The Unite the Right rally began as a planned protest against the removal of a statue of Confederate General Robert E. Lee, but things took a horrific turn when one white supremacist rammed his car into a group of protestors, injuring 19 people and killing one, later identified as Heather Heyer. Since the tragic incident, so-called "anti-racism vigilantes" have been methodically identifying the protestors photographed perpetuating hatred and calling attention to the roles that they play in local communities.

Not all participants, however, had to be outed. One such "activist" for the white supremacist cause spoke openly with the media about his reasons for attending the rally. According to High Plains Reader, Pete Tefft proudly called himself a "pro-white activist" earlier this month. While he claimed that title for himself, he didn't admit to being a "Nazi" or "Nazi sympathizer" because of the reputations Nazis have earned for themselves, according to the interview.

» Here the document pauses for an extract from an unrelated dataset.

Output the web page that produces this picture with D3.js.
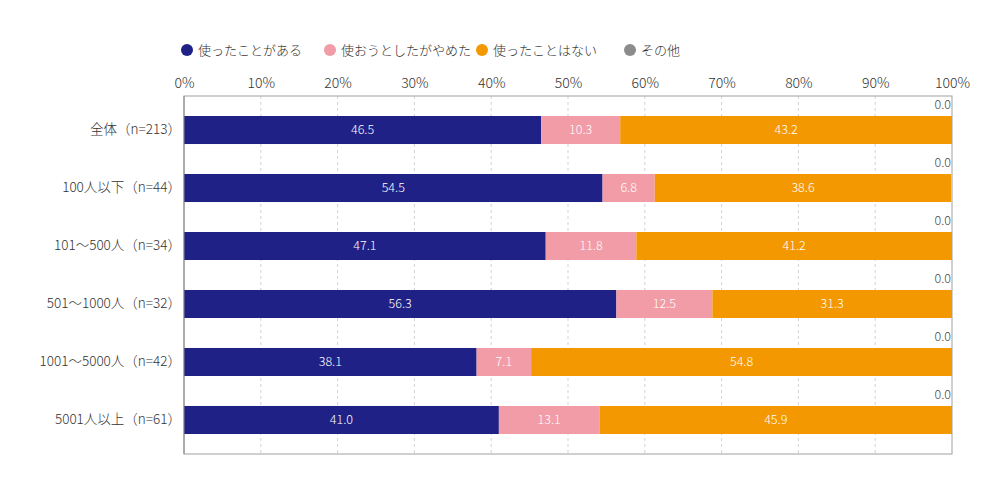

At the time Tefft said:

My contention is that most of what constitutes hate speech affects pro-white speech. Anti hate speech is synonymous with anti-white and anti-America.

In the aftermath of the violence in Charlottesville, Tefft's father, Pearce Tefft, has since posted a response in the form of an open letter, which condemned the actions and sentiments of his son.

(Romper has reached out to Pete Tefft regarding his father's open letter and is awaiting a response.)

According to The Forum of Fargo-Moorhead, the elder Tefft wrote on Monday that his son "did not learn his 'hateful beliefs' at home" and that none of their family members are co-signing his actions and opinions. According to his father's letter:

I, along with all of his siblings and his entire family, wish to loudly repudiate my son’s vile, hateful and racist rhetoric and actions.

While in attendance at the Charlottesville rally, the younger Tefft spoke again openly with several news sources about his "cause." In turn, his father wrote that in doing so, his son has caused negative consequences for the entire family:

His hateful opinions are bringing hateful rhetoric to his siblings, cousins, nieces and nephews as well as his parents. Why must we be guilty by association?

Along with blatant rejection of his son's hatred, the outraged father also shared his remorse for not speaking out earlier about his son's views. He drew a powerful parallel to the Holocaust that underlines the importance of taking a stand:

It was the silence of good people that allowed the Nazis to flourish the first time around, and it is the silence of good people that is allowing them to flourish now.

Tefft's father is not the only family member to call him out on his beliefs. According toThe Forum of Fargo-Moorhead, his nephew, Jacob Scott, also issued a statement and claimed that his uncle had threatened his family:

Peter is a maniac, who has turned away from all of us and gone down some insane internet rabbit-hole, and turned into a crazy nazi. He scares us all, we don’t feel safe around him, and we don’t know how he came to be this way.

It is never an easy thing to come to terms with the fact that someone close to you — especially a child or a blood relative — has chosen to be part of something truly awful, full of hate, and violence.

Indeed, it took a great deal of bravery for both Tefft's father and Scott to speak out against his actions. And going forward, their messages are a strong reminder that racism and hatred are not something that we are born with and a lot still needs to be done within our society to change this dangerous ideology.